Material:
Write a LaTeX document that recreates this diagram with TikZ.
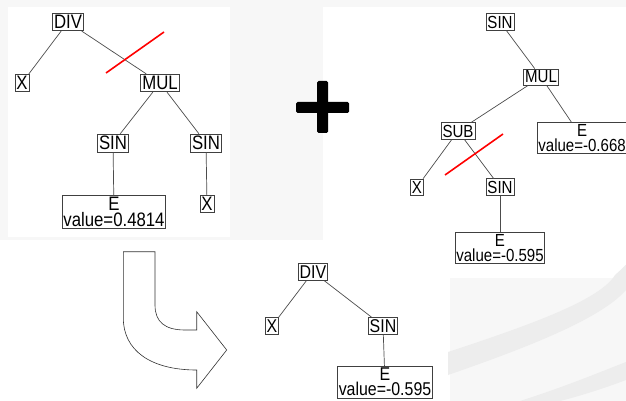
\documentclass[tikz,border=0pt]{standalone}
\usepackage{fontspec}
\setmainfont{Liberation Sans}
\newfontfamily\treefont[FakeStretch=0.86]{Liberation Sans}
\begin{document}
\begin{tikzpicture}[x=1pt,y=-1pt,
  tbox/.style={draw=black!75, line width=0.7pt, fill=white, inner xsep=1.5pt, inner ysep=2pt, align=center},
  fl/.style={font=\treefont\fontsize{19.5}{15.5}\selectfont},
  fr/.style={font=\treefont\fontsize{17.5}{15}\selectfont},
  fb/.style={font=\treefont\fontsize{18.5}{15}\selectfont},
  ebox/.style={tbox, inner xsep=1pt, inner ysep=1.8pt},
  edge/.style={draw=black!70, line width=0.7pt},
  cut/.style={draw=red, line width=1.6pt},
  swoosh/.style={fill=black!7, draw=none}]
\useasboundingbox (0,0) rectangle (626,401);
\fill[black!3] (0,0) rectangle (626,401);
\fill[white] (8,7) rectangle (230,237);
\fill[white] (323,7) rectangle (626,278);
\fill[white] (0,240) rectangle (450,401);
% background swooshes
\path[swoosh] (448,352) .. controls (530,325) and (600,300) .. (615,275)
  .. controls (630,262) and (626,262) .. (626,270) -- (626,290)
  .. controls (600,320) and (520,350) .. (448,375) -- cycle;
\path[swoosh] (520,401) .. controls (570,385) and (605,370) .. (626,362) -- (626,380)
  .. controls (605,388) and (580,396) .. (560,401) -- cycle;
% left tree
\node[tbox,fl] (ldiv) at (68,22) {DIV};
\node[tbox,fl] (lx) at (22,83) {X};
\node[tbox,fl] (lmul) at (160,83) {MUL};
\node[tbox,fl] (lsina) at (113,143) {SIN};
\node[tbox,fl] (lsinb) at (206,143) {SIN};
\node[ebox,fl] (le) at (114,212) {E\\value=0.4814};
\node[tbox,fl] (lx2) at (207,204) {X};
\draw[edge] (ldiv) -- (lx);
\draw[edge] (ldiv) -- (lmul);
\draw[edge] (lmul) -- (lsina);
\draw[edge] (lmul) -- (lsinb);
\draw[edge] (lsina) -- (le);
\draw[edge] (lsinb) -- (lx2);
\coordinate (lc1) at (106,73);
\coordinate (lc2) at (164,32);
\draw[cut] (lc1) -- (lc2);
% plus
\fill[black, rounded corners=1.5pt] (317,81) rectangle (328,133);
\fill[black, rounded corners=1.5pt] (296,102) rectangle (349,113);
% right tree
\node[tbox,fr] (rsin) at (500,22) {SIN};
\node[tbox,fr] (rmul) at (541,77) {MUL};
\node[tbox,fr] (rsub) at (458,131) {SUB};
\node[ebox,fr, anchor=west] (re1) at (537,138) {E\\value=-0.668};
\node[tbox,fr] (rx) at (417,187) {X};
\node[tbox,fr] (rsin2) at (500,187) {SIN};
\node[ebox,fr] (re2) at (500,248) {E\\value=-0.595};
\draw[edge] (rsin) -- (rmul);
\draw[edge] (rmul) -- (rsub);
\draw[edge] (rmul) -- (re1);
\draw[edge] (rsub) -- (rx);
\draw[edge] (rsub) -- (rsin2);
\draw[edge] (rsin2) -- (re2);
\coordinate (rc1) at (445,175);
\coordinate (rc2) at (503,134);
\draw[cut] (rc1) -- (rc2);
% bent arrow
\draw[black!80, line width=0.6pt, fill=white] (123.3,251.7) -- (155,251.7) -- (155,305)
  .. controls (155,322) and (165,330) .. (185,330) -- (196.7,330) -- (196.7,311.7)
  -- (226.7,350) -- (196.7,388.3) -- (196.7,370)
  .. controls (150,370) and (123.3,350) .. (123.3,318) -- cycle;
% result tree
\node[tbox,fb] (bdiv) at (313,272) {DIV};
\node[tbox,fb] (bx) at (272,326) {X};
\node[tbox,fb] (bsin) at (383,326) {SIN};
\node[ebox,fb,anchor=north] (be) at (385,366) {E\\value=-0.595};
\draw[edge] (bdiv) -- (bx);
\draw[edge] (bdiv) -- (bsin);
\draw[edge] (bsin) -- (be);
\end{tikzpicture}
\end{document}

Objective:
Would you return the data exactly as written, without the pictures?

Solution to this task:
Write a LaTeX document that recreates this diagram with TikZ.
\documentclass[tikz,border=0pt]{standalone}
\usepackage{fontspec}
\setmainfont{Liberation Sans}
\newfontfamily\treefont[FakeStretch=0.86]{Liberation Sans}
\begin{document}
\begin{tikzpicture}[x=1pt,y=-1pt,
  tbox/.style={draw=black!75, line width=0.7pt, fill=white, inner xsep=1.5pt, inner ysep=2pt, align=center},
  fl/.style={font=\treefont\fontsize{19.5}{15.5}\selectfont},
  fr/.style={font=\treefont\fontsize{17.5}{15}\selectfont},
  fb/.style={font=\treefont\fontsize{18.5}{15}\selectfont},
  ebox/.style={tbox, inner xsep=1pt, inner ysep=1.8pt},
  edge/.style={draw=black!70, line width=0.7pt},
  cut/.style={draw=red, line width=1.6pt},
  swoosh/.style={fill=black!7, draw=none}]
\useasboundingbox (0,0) rectangle (626,401);
\fill[black!3] (0,0) rectangle (626,401);
\fill[white] (8,7) rectangle (230,237);
\fill[white] (323,7) rectangle (626,278);
\fill[white] (0,240) rectangle (450,401);
% background swooshes
\path[swoosh] (448,352) .. controls (530,325) and (600,300) .. (615,275)
  .. controls (630,262) and (626,262) .. (626,270) -- (626,290)
  .. controls (600,320) and (520,350) .. (448,375) -- cycle;
\path[swoosh] (520,401) .. controls (570,385) and (605,370) .. (626,362) -- (626,380)
  .. controls (605,388) and (580,396) .. (560,401) -- cycle;
% left tree
\node[tbox,fl] (ldiv) at (68,22) {DIV};
\node[tbox,fl] (lx) at (22,83) {X};
\node[tbox,fl] (lmul) at (160,83) {MUL};
\node[tbox,fl] (lsina) at (113,143) {SIN};
\node[tbox,fl] (lsinb) at (206,143) {SIN};
\node[ebox,fl] (le) at (114,212) {E\\value=0.4814};
\node[tbox,fl] (lx2) at (207,204) {X};
\draw[edge] (ldiv) -- (lx);
\draw[edge] (ldiv) -- (lmul);
\draw[edge] (lmul) -- (lsina);
\draw[edge] (lmul) -- (lsinb);
\draw[edge] (lsina) -- (le);
\draw[edge] (lsinb) -- (lx2);
\coordinate (lc1) at (106,73);
\coordinate (lc2) at (164,32);
\draw[cut] (lc1) -- (lc2);
% plus
\fill[black, rounded corners=1.5pt] (317,81) rectangle (328,133);
\fill[black, rounded corners=1.5pt] (296,102) rectangle (349,113);
% right tree
\node[tbox,fr] (rsin) at (500,22) {SIN};
\node[tbox,fr] (rmul) at (541,77) {MUL};
\node[tbox,fr] (rsub) at (458,131) {SUB};
\node[ebox,fr, anchor=west] (re1) at (537,138) {E\\value=-0.668};
\node[tbox,fr] (rx) at (417,187) {X};
\node[tbox,fr] (rsin2) at (500,187) {SIN};
\node[ebox,fr] (re2) at (500,248) {E\\value=-0.595};
\draw[edge] (rsin) -- (rmul);
\draw[edge] (rmul) -- (rsub);
\draw[edge] (rmul) -- (re1);
\draw[edge] (rsub) -- (rx);
\draw[edge] (rsub) -- (rsin2);
\draw[edge] (rsin2) -- (re2);
\coordinate (rc1) at (445,175);
\coordinate (rc2) at (503,134);
\draw[cut] (rc1) -- (rc2);
% bent arrow
\draw[black!80, line width=0.6pt, fill=white] (123.3,251.7) -- (155,251.7) -- (155,305)
  .. controls (155,322) and (165,330) .. (185,330) -- (196.7,330) -- (196.7,311.7)
  -- (226.7,350) -- (196.7,388.3) -- (196.7,370)
  .. controls (150,370) and (123.3,350) .. (123.3,318) -- cycle;
% result tree
\node[tbox,fb] (bdiv) at (313,272) {DIV};
\node[tbox,fb] (bx) at (272,326) {X};
\node[tbox,fb] (bsin) at (383,326) {SIN};
\node[ebox,fb,anchor=north] (be) at (385,366) {E\\value=-0.595};
\draw[edge] (bdiv) -- (bx);
\draw[edge] (bdiv) -- (bsin);
\draw[edge] (bsin) -- (be);
\end{tikzpicture}
\end{document}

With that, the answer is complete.